Series One contains three episodes: “Sidetracked,” “Firewall,” and “One Step Behind,” all filmed on location in Ystad, Wallander’s hometown in Sweden. The beautiful Swedish locales add richness to each story, as does the creative camera work. But the real fascination is Branagh in the role of Wallander. The Swedes apparently got a good laugh out of the English way he pronounced “Wallander,” (the producers made a decision to Anglicize pronunciations) but nobody laughed for long. Branagh inhabits this role so deeply that you begin to worry about his health and sanity.
That’s because Wallander is a workaholic, often so consumed by his work as a detective that he forgets to eat or sleep. His need to solve crimes stems less from ambition or ego and more from a deep-seated desire to bring culprits to justice. Despite his years of experience, every murder seems to wound him at a fundamentally human level, leaving him raw. His brusque manner and short-tempered fuse seem to flow naturally from his quick thinking and his inability to see past the need of the moment, which means he’s good at offending both colleagues and suspects – and even, sometimes, the bereaved family members of suspects.
He’s not so great at dealing with his own family either. When we meet him in Series One, his wife of some years has left him and is seeing another man. His grown daughter, Linda (Jeany Spark) loves him and tries to get him to take care of himself, but her patience often grows thin. His father (the wonderful David Warner) is a talented and obsessive painter whose Alzheimer’s disease sometimes makes a further rip in the already damaged fabric of their relationship, though Wallander’s fumbling efforts to patch the material (in “Sidetracked”) are clumsily heart-rending.

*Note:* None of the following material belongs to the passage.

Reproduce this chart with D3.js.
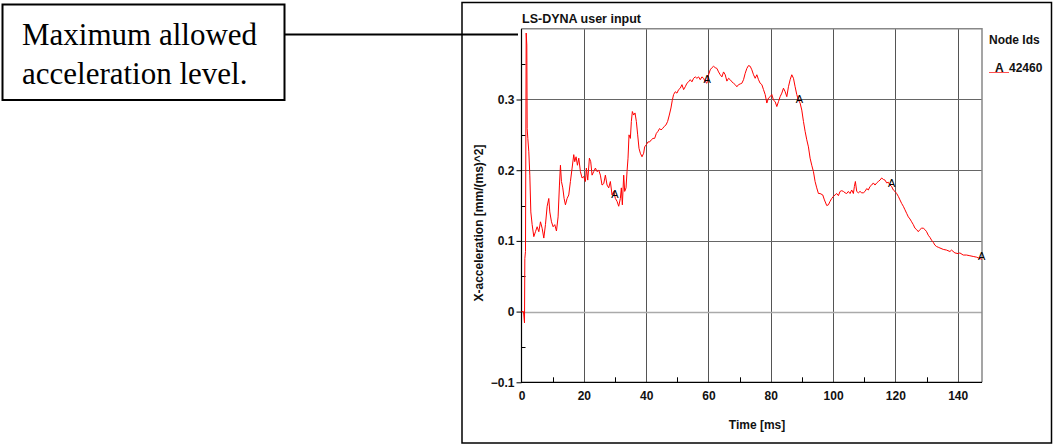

If you’re used to seeing Branagh as a noble hero, you may find his earthy, exhausted Wallander something of a revelation. His Wallander manages to be both off-putting and heart-rending, sometimes simultaneously. It’s not just the disheveled clothes, the middle-aged paunch, and the unshaven face that will endear you to his humanity, but the gritty weariness he exudes as he gets closer to solving a truly heinous crime. And these crimes are really awful…dark and sinister and sometimes sickening (brief close-up scenes of violence are not for the faint of heart). Branagh’s masterful performance helps the viewer to understand that Kurt Wallander is a man coming apart at the seams but that he is being torn apart by the life he’s chosen, a vocation that he’s so good at that it’s hard to imagine doing anything else, even though the personal cost is high. In the second and third episodes of Series One, the stakes get more and more personal.
Creatively filmed, tightly written, and powerfully acted, the mysteries of Wallander Series One are suspenseful fare. As strong as the plots are, however, the most fascinating mystery is the mystery of Wallander himself.